Hank Aaron Invitational brings players together

July 28th, 2019

VERO BEACH, Fla. -- MLB development camps like the Hank Aaron Invitational aren’t just building skills. In high school prospects Christian Little, Irving Carter, Ian Moller and Christian Moore, they’re building a lifelong friendship.

And the players’ shared dream of reaching the big leagues as African-Americans is how it all started.

“It’s nice having people understand you, because where I’m from not a lot of people understand,” said Moller, an LSU commit and native of Dubuque, Iowa.

Moller explains it’s because his state’s elite baseball players are in no-man’s land in high school. Most other top athletes play football and basketball, and the non-athletes party during their free time.

When Moller met Little, Moore and Carter on the camp circuit two years ago, he realized they were going through similar experiences.

“Beyond playing, our lifestyles are much different than other 16-year-olds are,” said Little, a Vanderbilt commit from St. Louis. “We wake up, we go to school, we go train, and that’s basically what we do every day. While the other 16-year-olds are partying and having fun, we’re putting in hours in our craft and trying to make it somewhere.”

The four viewed each other as competition at first, threats to their position on scouts’ rankings. But Moore, a Brooklyn product and Tennessee commit, said they “became brothers and close friends” at the 2018 MLB Dream Series in Tempe, Ariz.

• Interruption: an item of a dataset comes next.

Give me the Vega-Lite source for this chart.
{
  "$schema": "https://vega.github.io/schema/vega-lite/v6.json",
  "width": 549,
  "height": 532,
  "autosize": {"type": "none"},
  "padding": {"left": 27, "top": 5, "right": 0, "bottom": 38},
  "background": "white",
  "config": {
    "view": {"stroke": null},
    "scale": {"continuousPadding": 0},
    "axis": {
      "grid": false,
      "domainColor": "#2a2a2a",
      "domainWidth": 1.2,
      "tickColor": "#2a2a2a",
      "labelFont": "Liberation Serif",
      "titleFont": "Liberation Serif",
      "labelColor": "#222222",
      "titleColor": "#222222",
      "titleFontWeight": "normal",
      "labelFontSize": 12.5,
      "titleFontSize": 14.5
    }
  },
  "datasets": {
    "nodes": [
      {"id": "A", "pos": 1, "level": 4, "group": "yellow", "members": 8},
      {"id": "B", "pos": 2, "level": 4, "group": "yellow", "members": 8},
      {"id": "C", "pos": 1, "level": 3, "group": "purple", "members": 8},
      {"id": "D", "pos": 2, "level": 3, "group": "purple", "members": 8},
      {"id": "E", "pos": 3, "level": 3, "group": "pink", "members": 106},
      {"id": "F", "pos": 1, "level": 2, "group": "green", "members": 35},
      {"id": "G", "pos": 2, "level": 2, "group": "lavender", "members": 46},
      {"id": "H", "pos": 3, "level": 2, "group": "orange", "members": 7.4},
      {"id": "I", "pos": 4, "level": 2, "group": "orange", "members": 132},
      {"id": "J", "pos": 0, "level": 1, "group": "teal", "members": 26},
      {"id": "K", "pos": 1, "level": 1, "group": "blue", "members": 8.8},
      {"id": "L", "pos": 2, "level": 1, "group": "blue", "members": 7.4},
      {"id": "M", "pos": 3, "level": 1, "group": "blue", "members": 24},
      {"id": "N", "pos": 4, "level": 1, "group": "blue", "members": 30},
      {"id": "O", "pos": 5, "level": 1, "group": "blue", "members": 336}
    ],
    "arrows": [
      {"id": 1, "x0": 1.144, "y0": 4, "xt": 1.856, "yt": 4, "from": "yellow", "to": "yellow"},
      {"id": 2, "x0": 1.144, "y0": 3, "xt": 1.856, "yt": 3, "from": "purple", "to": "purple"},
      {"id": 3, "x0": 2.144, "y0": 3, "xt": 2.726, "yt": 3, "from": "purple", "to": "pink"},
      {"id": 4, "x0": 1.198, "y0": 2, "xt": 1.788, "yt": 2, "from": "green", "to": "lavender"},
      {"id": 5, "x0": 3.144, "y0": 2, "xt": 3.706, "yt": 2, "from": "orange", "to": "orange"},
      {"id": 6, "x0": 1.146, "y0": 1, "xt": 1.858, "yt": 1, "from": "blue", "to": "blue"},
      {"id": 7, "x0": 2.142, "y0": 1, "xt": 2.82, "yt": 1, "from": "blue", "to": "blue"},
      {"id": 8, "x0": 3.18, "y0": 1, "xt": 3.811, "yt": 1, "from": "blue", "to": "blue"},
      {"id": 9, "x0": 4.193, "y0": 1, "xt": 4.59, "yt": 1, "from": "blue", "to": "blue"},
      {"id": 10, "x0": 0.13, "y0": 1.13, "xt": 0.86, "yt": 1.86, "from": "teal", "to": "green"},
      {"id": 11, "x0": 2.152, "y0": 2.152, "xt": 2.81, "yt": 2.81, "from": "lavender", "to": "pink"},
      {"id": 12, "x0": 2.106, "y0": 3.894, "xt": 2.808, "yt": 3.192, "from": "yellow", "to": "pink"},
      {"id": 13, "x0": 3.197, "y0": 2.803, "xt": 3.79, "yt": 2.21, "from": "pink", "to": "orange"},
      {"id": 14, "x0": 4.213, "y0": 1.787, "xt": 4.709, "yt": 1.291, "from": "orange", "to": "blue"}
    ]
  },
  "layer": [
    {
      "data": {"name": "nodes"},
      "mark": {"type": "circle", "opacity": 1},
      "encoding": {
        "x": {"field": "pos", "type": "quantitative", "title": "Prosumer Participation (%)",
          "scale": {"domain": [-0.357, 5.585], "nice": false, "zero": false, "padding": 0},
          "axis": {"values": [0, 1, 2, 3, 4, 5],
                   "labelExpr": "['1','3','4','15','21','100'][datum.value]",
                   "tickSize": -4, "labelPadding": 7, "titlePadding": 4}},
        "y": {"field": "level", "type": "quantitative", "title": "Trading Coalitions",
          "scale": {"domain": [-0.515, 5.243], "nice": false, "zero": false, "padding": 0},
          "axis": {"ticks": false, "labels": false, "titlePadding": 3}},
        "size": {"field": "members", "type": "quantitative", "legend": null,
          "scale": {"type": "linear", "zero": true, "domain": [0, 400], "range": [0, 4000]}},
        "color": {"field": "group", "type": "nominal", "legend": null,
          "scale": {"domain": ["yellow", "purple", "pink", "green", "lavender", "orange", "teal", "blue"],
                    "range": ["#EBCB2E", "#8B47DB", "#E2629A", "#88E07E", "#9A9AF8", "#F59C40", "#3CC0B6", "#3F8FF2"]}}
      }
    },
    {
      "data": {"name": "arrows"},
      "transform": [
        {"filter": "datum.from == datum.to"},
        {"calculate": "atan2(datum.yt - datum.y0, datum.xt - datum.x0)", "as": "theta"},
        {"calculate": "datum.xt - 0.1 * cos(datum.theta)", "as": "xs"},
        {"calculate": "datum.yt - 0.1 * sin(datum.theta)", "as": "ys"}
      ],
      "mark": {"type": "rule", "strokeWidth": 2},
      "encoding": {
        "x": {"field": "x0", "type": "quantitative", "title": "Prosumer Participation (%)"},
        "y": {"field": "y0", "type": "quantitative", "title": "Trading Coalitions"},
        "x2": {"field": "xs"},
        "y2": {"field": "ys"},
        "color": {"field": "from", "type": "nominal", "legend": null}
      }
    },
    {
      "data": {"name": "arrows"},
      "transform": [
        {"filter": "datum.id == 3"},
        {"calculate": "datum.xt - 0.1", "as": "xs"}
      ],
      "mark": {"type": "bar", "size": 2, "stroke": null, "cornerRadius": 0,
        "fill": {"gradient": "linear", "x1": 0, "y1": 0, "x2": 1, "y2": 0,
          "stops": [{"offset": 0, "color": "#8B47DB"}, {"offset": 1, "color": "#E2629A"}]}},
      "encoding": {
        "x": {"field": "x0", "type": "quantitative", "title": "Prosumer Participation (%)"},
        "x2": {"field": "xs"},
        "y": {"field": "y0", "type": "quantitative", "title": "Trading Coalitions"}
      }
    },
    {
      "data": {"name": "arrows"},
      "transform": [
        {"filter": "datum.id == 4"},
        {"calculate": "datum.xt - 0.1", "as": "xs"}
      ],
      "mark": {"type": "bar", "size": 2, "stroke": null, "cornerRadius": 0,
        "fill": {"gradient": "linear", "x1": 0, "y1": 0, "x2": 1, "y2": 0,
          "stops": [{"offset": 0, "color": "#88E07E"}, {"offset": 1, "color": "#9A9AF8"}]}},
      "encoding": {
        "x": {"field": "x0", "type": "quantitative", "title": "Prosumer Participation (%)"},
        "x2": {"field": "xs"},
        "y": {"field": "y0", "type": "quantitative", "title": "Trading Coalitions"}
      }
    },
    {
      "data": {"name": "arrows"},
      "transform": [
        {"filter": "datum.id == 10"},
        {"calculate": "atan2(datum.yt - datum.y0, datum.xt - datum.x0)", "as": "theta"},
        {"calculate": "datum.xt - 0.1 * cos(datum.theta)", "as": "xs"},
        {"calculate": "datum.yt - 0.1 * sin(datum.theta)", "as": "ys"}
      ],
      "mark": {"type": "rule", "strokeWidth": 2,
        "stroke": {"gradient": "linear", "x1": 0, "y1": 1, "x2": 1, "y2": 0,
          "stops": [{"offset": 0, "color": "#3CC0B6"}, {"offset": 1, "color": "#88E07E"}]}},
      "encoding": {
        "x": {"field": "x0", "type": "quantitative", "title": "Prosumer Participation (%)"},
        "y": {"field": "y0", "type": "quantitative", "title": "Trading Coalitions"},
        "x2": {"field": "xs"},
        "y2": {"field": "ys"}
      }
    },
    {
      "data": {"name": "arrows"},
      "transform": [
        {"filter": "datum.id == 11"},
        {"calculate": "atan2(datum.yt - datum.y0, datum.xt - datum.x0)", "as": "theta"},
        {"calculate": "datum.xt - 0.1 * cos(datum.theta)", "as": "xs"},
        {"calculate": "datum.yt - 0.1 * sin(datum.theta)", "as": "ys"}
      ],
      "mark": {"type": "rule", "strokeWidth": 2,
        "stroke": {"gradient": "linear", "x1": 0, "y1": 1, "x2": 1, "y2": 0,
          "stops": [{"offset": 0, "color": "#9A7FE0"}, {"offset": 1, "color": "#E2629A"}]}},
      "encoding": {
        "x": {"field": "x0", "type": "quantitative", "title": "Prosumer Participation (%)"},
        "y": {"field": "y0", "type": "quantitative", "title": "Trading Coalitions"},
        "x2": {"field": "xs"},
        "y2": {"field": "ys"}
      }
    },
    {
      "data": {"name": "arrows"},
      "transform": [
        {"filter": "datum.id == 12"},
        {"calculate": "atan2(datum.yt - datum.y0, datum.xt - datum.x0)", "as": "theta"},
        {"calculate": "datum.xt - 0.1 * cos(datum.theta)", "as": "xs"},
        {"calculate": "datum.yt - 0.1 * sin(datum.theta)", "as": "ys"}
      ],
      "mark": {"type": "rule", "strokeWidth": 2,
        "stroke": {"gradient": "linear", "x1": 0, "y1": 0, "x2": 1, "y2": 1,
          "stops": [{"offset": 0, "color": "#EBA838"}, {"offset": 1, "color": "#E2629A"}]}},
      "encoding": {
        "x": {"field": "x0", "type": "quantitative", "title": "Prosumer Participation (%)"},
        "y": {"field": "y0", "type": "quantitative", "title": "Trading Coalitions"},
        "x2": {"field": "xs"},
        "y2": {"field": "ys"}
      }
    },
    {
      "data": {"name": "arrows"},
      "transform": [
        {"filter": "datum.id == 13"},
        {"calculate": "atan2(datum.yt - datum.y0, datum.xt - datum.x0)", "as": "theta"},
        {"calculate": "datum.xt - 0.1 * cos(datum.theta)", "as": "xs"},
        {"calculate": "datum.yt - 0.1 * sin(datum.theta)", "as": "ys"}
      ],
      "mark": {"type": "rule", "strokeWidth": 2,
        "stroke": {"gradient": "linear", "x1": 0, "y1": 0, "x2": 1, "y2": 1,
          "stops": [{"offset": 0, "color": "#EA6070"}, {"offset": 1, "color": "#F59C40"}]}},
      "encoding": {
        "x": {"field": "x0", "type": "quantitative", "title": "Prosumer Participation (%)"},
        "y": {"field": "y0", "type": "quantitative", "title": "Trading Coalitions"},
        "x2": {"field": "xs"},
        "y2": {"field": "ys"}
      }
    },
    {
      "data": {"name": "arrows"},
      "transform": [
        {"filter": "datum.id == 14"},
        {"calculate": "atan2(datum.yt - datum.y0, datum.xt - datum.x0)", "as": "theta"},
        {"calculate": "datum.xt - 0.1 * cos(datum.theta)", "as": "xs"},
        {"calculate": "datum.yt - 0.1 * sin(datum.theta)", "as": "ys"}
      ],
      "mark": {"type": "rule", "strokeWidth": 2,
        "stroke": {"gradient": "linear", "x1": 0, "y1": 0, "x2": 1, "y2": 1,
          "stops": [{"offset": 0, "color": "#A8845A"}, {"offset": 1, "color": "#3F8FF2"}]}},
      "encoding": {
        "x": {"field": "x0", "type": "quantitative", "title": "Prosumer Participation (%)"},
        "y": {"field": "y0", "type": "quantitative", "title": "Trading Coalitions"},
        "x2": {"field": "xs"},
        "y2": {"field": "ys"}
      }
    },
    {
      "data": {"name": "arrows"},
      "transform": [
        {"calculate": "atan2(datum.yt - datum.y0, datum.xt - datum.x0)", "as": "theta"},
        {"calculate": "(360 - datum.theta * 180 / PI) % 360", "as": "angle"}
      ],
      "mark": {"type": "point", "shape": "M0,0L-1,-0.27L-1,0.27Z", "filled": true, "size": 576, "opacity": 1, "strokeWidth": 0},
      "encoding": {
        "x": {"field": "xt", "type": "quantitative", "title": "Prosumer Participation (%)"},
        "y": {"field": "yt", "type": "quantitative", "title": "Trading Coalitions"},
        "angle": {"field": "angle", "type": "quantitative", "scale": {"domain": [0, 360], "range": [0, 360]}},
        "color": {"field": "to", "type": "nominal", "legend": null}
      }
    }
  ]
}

Moore, Little, Carter and Moller’s transformation from teammates to brothers is obvious to anyone around them at this week’s Hank Aaron Invitational, an event the MLB and MLBPA created to promote amateur baseball development.

When the friends aren’t filling a room with laughter, they’re doing so in their group chat -- which consists of jokes, dating advice and everything in between.

“We’re alike in so many ways, and I think every event we come to, every time we see each other, our bond gets better,” said Carter, a Miami commit from Boynton Beach, Fla.

The four are close enough to finish each other’s sentences now. And they credit their relationship to MLB’s diversity-focused camps.

“It’s just hard to thrive with our culture in that environment, and I feel like we got here, and we could be loose, and be ourselves,” Little said. “We don’t have to really change to fit the protocol or the standard.”

Some of baseball's greatest African-American players are speaking at the Hank Aaron Invitational, from Ken Griffey Jr. to Andre Dawson. Former MLB All-Stars like Eric Davis and Tom “Flash” Gordon are coaching.

The friends say they’re more than thankful to learn from them, legends who reached success from the shoes they’re in now. And they plan on paying it forward to the next generation.

“That would be a dream: for all us four to come back here in like 20, 30 years to give knowledge that we know to younger kids,” Carter said.

But before they start coaching, the players’ main goal is making it to the majors -- specifically in the first round. After that, they’re planning to share an offseason home together in Miami Beach.

The friends’ bond developed through baseball. And as they continue to blossom as players, they view their friendship doing the same.

“If our friendship is this great at our age now, just imagine like two to four to six years,” Carter said.

Moller is thinking even further.

“It will exist for the rest of our lifetimes,” he said.